--- Start SUPPLIED RECORDS ---

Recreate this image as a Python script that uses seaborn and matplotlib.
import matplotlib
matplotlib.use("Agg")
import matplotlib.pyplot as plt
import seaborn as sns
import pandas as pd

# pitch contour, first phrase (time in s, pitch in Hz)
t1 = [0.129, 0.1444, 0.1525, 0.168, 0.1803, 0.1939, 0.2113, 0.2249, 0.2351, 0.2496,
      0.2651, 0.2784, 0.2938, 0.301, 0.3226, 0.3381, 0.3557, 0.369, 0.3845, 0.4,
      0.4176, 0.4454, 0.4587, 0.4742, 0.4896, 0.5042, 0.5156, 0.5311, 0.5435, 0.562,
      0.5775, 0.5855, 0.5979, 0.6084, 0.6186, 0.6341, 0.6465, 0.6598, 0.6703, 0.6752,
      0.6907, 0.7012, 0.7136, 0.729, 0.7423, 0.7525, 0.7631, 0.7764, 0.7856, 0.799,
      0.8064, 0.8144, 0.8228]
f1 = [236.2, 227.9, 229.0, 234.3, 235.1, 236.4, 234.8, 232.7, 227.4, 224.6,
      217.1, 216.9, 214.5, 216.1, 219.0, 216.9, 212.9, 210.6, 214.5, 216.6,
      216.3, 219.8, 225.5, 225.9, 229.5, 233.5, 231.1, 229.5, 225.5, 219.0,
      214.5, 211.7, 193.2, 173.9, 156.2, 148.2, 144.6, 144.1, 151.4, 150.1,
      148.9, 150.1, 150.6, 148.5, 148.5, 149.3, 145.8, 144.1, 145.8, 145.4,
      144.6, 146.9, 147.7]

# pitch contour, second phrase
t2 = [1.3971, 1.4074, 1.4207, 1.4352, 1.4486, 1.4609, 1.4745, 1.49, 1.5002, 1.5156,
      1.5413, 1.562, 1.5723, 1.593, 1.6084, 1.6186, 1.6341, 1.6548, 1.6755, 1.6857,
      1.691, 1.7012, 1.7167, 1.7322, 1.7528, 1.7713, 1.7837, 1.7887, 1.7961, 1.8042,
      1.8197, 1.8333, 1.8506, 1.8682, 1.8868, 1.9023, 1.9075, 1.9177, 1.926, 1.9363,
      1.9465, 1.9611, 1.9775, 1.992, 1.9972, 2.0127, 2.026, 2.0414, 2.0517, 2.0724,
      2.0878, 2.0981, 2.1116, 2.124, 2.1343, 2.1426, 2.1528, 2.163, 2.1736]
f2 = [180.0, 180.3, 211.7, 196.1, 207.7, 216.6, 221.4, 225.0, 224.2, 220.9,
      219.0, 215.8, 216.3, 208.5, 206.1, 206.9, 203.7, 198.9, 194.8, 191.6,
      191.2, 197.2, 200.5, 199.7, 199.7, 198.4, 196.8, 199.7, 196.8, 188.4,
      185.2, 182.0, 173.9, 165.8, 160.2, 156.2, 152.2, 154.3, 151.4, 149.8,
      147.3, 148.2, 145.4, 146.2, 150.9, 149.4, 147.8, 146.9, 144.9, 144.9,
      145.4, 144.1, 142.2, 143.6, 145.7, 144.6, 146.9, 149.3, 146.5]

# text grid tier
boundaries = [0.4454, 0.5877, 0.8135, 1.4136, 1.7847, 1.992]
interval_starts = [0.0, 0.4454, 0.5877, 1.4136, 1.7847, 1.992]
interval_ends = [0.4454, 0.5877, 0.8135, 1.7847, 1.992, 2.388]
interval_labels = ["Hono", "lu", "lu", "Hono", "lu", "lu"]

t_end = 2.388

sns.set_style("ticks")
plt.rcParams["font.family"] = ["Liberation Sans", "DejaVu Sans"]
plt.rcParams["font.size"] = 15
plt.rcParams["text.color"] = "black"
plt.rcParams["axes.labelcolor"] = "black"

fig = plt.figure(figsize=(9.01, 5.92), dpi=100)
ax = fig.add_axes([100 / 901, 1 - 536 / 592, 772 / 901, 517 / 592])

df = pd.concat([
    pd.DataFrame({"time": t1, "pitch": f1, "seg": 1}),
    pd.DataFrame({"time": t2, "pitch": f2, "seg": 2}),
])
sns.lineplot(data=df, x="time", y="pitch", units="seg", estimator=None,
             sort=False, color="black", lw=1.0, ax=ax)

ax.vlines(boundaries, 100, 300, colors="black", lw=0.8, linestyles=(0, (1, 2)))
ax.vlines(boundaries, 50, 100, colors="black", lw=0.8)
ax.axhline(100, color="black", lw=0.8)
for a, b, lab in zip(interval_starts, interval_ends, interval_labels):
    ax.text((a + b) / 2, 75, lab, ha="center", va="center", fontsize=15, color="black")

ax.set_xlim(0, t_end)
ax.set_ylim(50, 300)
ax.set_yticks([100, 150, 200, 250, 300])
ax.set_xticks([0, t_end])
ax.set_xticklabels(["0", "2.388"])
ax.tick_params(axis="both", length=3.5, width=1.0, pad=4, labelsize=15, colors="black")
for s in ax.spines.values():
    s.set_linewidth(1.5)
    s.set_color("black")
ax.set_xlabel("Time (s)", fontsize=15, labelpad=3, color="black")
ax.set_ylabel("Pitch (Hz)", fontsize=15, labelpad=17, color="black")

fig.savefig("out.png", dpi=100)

--- End SUPPLIED RECORDS ---
--- Start SUPPLIED RECORDS ---

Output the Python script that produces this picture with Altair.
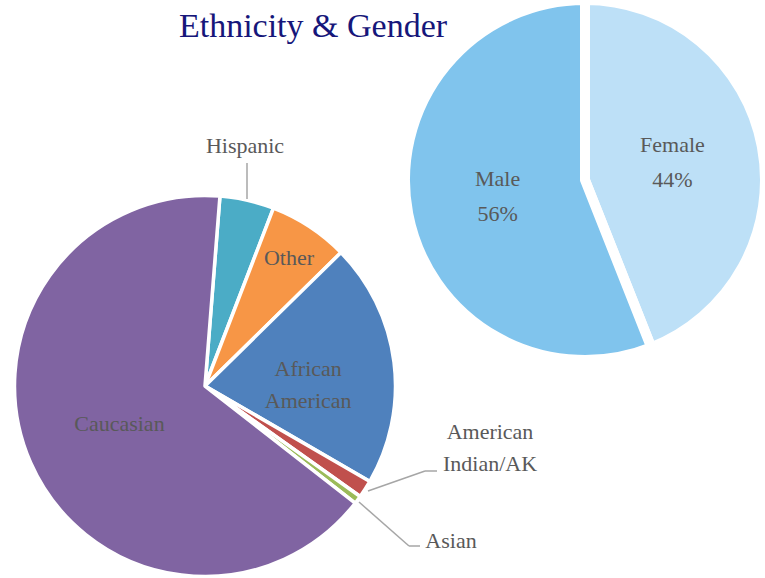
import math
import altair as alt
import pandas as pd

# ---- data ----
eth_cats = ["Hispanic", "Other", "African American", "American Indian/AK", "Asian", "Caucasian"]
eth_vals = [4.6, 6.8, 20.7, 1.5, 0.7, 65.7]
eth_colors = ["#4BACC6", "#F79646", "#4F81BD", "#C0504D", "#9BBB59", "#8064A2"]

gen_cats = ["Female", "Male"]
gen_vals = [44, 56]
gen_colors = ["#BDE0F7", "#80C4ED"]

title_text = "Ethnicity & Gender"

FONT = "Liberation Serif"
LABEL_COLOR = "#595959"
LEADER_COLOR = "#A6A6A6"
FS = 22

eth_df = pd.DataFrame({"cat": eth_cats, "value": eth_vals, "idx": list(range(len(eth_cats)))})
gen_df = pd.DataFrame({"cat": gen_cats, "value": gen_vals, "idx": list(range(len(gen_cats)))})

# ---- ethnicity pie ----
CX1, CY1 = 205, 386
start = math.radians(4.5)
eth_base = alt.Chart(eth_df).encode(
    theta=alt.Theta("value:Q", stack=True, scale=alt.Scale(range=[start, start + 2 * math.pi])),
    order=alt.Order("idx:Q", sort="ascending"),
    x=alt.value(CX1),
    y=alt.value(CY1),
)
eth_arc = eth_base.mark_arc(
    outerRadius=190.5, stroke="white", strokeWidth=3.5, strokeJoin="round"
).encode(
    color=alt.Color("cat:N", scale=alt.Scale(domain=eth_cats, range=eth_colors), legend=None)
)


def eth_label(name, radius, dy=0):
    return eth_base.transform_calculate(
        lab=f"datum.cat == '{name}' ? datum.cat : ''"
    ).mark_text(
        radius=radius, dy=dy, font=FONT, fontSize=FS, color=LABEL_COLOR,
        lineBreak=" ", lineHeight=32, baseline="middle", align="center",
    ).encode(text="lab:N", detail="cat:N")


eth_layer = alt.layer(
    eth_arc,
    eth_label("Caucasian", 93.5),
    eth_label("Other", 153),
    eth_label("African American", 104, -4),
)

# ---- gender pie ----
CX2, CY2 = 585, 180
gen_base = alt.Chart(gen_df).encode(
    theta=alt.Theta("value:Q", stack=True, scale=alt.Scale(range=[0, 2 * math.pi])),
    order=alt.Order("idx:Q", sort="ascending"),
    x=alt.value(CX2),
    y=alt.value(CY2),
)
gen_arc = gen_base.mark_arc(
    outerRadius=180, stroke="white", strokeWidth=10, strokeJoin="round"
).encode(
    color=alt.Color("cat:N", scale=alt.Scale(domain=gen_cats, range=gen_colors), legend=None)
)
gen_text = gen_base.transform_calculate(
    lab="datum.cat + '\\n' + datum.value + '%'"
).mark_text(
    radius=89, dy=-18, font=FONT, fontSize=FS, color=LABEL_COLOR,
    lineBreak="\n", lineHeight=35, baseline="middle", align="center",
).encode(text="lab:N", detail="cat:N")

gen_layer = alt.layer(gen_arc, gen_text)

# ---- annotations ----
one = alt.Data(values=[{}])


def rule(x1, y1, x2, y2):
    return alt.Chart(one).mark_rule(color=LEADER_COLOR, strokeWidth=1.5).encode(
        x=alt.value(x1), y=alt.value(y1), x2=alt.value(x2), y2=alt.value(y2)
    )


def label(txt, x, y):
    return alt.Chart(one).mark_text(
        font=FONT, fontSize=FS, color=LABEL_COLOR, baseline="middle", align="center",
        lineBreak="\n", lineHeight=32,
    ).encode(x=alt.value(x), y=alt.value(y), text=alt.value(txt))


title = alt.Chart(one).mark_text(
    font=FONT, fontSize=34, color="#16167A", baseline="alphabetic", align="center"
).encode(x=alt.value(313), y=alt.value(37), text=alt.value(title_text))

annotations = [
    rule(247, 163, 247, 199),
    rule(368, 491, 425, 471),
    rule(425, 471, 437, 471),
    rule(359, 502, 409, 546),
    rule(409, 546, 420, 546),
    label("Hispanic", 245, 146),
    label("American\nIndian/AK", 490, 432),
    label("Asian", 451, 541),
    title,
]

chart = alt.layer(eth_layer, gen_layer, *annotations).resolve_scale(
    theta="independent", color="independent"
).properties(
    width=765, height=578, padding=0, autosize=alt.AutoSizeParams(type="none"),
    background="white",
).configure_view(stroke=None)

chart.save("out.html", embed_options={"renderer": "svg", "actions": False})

--- End SUPPLIED RECORDS ---

** DIRECTIONS **
Count how many lines of the material hold the string "script". Give the number and nothing more.

** TASK RESULT **
2